(Exercise prompt):
Quote the data below in full, minus the images.

(Data):
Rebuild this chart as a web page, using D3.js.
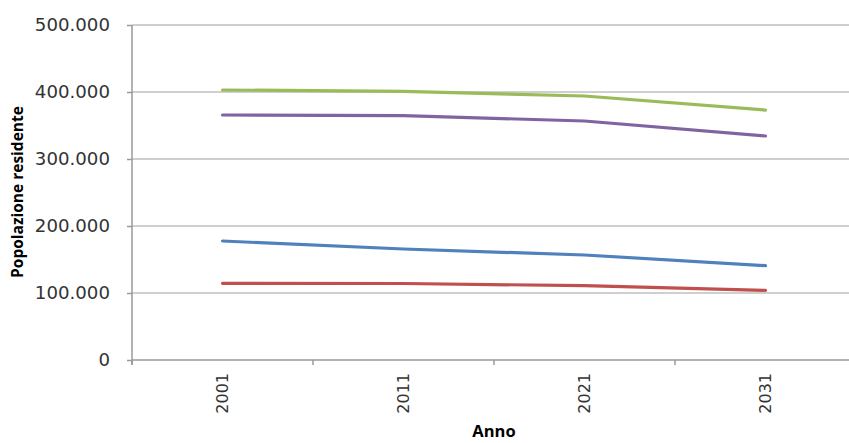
<!DOCTYPE html>
<html><head><meta charset="utf-8">
<script src="https://cdn.jsdelivr.net/npm/d3@7"></script>
<style>body{margin:0;background:#fff}svg{display:block}</style>
</head><body>
<svg id="c" width="849" height="443"></svg>
<script>
const years = ["2001","2011","2021","2031"];
const serieBlu = [177600, 165700, 156700, 140800];
const serieRossa = [114400, 114200, 110900, 104000];
const serieVerde = [403000, 401000, 394000, 373000];
const serieViola = [365700, 364600, 356700, 334300];
const yTicks = [0, 100000, 200000, 300000, 400000, 500000];
const yTickLabels = ["0","100.000","200.000","300.000","400.000","500.000"];
const colors = ["#4F81BD","#C0504D","#9BBB59","#8064A2"];
const series = [serieBlu, serieRossa, serieVerde, serieViola];

(function(){
const svg = d3.select("#c");
const pLeft = 132, pRight = 856, pTop = 25, pBottom = 360;
const x = d3.scaleBand().domain(years).range([pLeft, pRight]);
const y = d3.scaleLinear().domain([0, 500000]).range([pBottom, pTop]);

// gridlines
svg.append("g").selectAll("line").data(yTicks.slice(1)).join("line")
  .attr("x1", pLeft).attr("x2", pRight)
  .attr("y1", d => y(d)).attr("y2", d => y(d))
  .attr("stroke", "#bfbfbf").attr("stroke-width", 1.5);

// y axis
const yAxis = svg.append("g").attr("transform", `translate(${pLeft},0)`)
  .call(d3.axisLeft(y).tickValues(yTicks).tickSize(5).tickPadding(0).tickFormat((d,i) => yTickLabels[i]));
yAxis.select(".domain").attr("stroke", "#9a9a9a").attr("stroke-width", 1.5).attr("d", `M0,${pTop}V${pBottom+5}`);
yAxis.selectAll(".tick line").attr("stroke", "#9a9a9a").attr("stroke-width", 1.5);
yAxis.selectAll(".tick text")
  .attr("font-family", "DejaVu Sans, Verdana, sans-serif").attr("font-size", 17)
  .attr("fill", "#333").attr("x", 0).attr("dy", "0.35em")
  .attr("transform", "translate(-22,0) scale(1.07,1)").attr("text-anchor", "end");

// x axis
const xAxis = svg.append("g").attr("transform", `translate(0,${pBottom})`)
  .call(d3.axisBottom(x).tickSize(0).tickFormat(d => d));
xAxis.select(".domain").attr("stroke", "#9a9a9a").attr("stroke-width", 1.5).attr("d", `M${pLeft},0H${pRight}`);
xAxis.selectAll(".tick text")
  .attr("font-family", "DejaVu Sans, Verdana, sans-serif").attr("font-size", 16)
  .attr("fill", "#333")
  .attr("transform", "rotate(-90)").attr("text-anchor", "end")
  .attr("x", -13).attr("y", 0).attr("dy", "0.35em");
const bounds = years.map(d => x(d)).concat([pRight]);
xAxis.append("g").selectAll("line").data(bounds).join("line")
  .attr("x1", d => d).attr("x2", d => d).attr("y1", 0).attr("y2", 5)
  .attr("stroke", "#9a9a9a").attr("stroke-width", 1.5);

// lines
const line = d3.line().x((d,i) => x(years[i]) + x.bandwidth()/2).y(d => y(d));
svg.append("g").selectAll("path").data(series).join("path")
  .attr("d", d => line(d)).attr("fill", "none")
  .attr("stroke", (d,i) => colors[i]).attr("stroke-width", 3.2)
  .attr("stroke-linecap", "round").attr("stroke-linejoin", "round");

// axis titles
svg.append("text").attr("transform", "translate(23,192) rotate(-90)")
  .attr("text-anchor", "middle").attr("font-family", "Open Sans, DejaVu Sans, sans-serif")
  .attr("font-weight", "bold").attr("font-size", 15.5).attr("fill", "#000")
  .text("Popolazione residente");
svg.append("text").attr("x", (pLeft + pRight)/2).attr("y", 437)
  .attr("text-anchor", "middle").attr("font-family", "Open Sans, DejaVu Sans, sans-serif")
  .attr("font-weight", "bold").attr("font-size", 16.5).attr("fill", "#000")
  .text("Anno");
})();
</script>
</body></html>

(Result for this task):
Rebuild this chart as a web page, using D3.js.
<!DOCTYPE html>
<html><head><meta charset="utf-8">
<script src="https://cdn.jsdelivr.net/npm/d3@7"></script>
<style>body{margin:0;background:#fff}svg{display:block}</style>
</head><body>
<svg id="c" width="849" height="443"></svg>
<script>
const years = ["2001","2011","2021","2031"];
const serieBlu = [177600, 165700, 156700, 140800];
const serieRossa = [114400, 114200, 110900, 104000];
const serieVerde = [403000, 401000, 394000, 373000];
const serieViola = [365700, 364600, 356700, 334300];
const yTicks = [0, 100000, 200000, 300000, 400000, 500000];
const yTickLabels = ["0","100.000","200.000","300.000","400.000","500.000"];
const colors = ["#4F81BD","#C0504D","#9BBB59","#8064A2"];
const series = [serieBlu, serieRossa, serieVerde, serieViola];

(function(){
const svg = d3.select("#c");
const pLeft = 132, pRight = 856, pTop = 25, pBottom = 360;
const x = d3.scaleBand().domain(years).range([pLeft, pRight]);
const y = d3.scaleLinear().domain([0, 500000]).range([pBottom, pTop]);

// gridlines
svg.append("g").selectAll("line").data(yTicks.slice(1)).join("line")
  .attr("x1", pLeft).attr("x2", pRight)
  .attr("y1", d => y(d)).attr("y2", d => y(d))
  .attr("stroke", "#bfbfbf").attr("stroke-width", 1.5);

// y axis
const yAxis = svg.append("g").attr("transform", `translate(${pLeft},0)`)
  .call(d3.axisLeft(y).tickValues(yTicks).tickSize(5).tickPadding(0).tickFormat((d,i) => yTickLabels[i]));
yAxis.select(".domain").attr("stroke", "#9a9a9a").attr("stroke-width", 1.5).attr("d", `M0,${pTop}V${pBottom+5}`);
yAxis.selectAll(".tick line").attr("stroke", "#9a9a9a").attr("stroke-width", 1.5);
yAxis.selectAll(".tick text")
  .attr("font-family", "DejaVu Sans, Verdana, sans-serif").attr("font-size", 17)
  .attr("fill", "#333").attr("x", 0).attr("dy", "0.35em")
  .attr("transform", "translate(-22,0) scale(1.07,1)").attr("text-anchor", "end");

// x axis
const xAxis = svg.append("g").attr("transform", `translate(0,${pBottom})`)
  .call(d3.axisBottom(x).tickSize(0).tickFormat(d => d));
xAxis.select(".domain").attr("stroke", "#9a9a9a").attr("stroke-width", 1.5).attr("d", `M${pLeft},0H${pRight}`);
xAxis.selectAll(".tick text")
  .attr("font-family", "DejaVu Sans, Verdana, sans-serif").attr("font-size", 16)
  .attr("fill", "#333")
  .attr("transform", "rotate(-90)").attr("text-anchor", "end")
  .attr("x", -13).attr("y", 0).attr("dy", "0.35em");
const bounds = years.map(d => x(d)).concat([pRight]);
xAxis.append("g").selectAll("line").data(bounds).join("line")
  .attr("x1", d => d).attr("x2", d => d).attr("y1", 0).attr("y2", 5)
  .attr("stroke", "#9a9a9a").attr("stroke-width", 1.5);

// lines
const line = d3.line().x((d,i) => x(years[i]) + x.bandwidth()/2).y(d => y(d));
svg.append("g").selectAll("path").data(series).join("path")
  .attr("d", d => line(d)).attr("fill", "none")
  .attr("stroke", (d,i) => colors[i]).attr("stroke-width", 3.2)
  .attr("stroke-linecap", "round").attr("stroke-linejoin", "round");

// axis titles
svg.append("text").attr("transform", "translate(23,192) rotate(-90)")
  .attr("text-anchor", "middle").attr("font-family", "Open Sans, DejaVu Sans, sans-serif")
  .attr("font-weight", "bold").attr("font-size", 15.5).attr("fill", "#000")
  .text("Popolazione residente");
svg.append("text").attr("x", (pLeft + pRight)/2).attr("y", 437)
  .attr("text-anchor", "middle").attr("font-family", "Open Sans, DejaVu Sans, sans-serif")
  .attr("font-weight", "bold").attr("font-size", 16.5).attr("fill", "#000")
  .text("Anno");
})();
</script>
</body></html>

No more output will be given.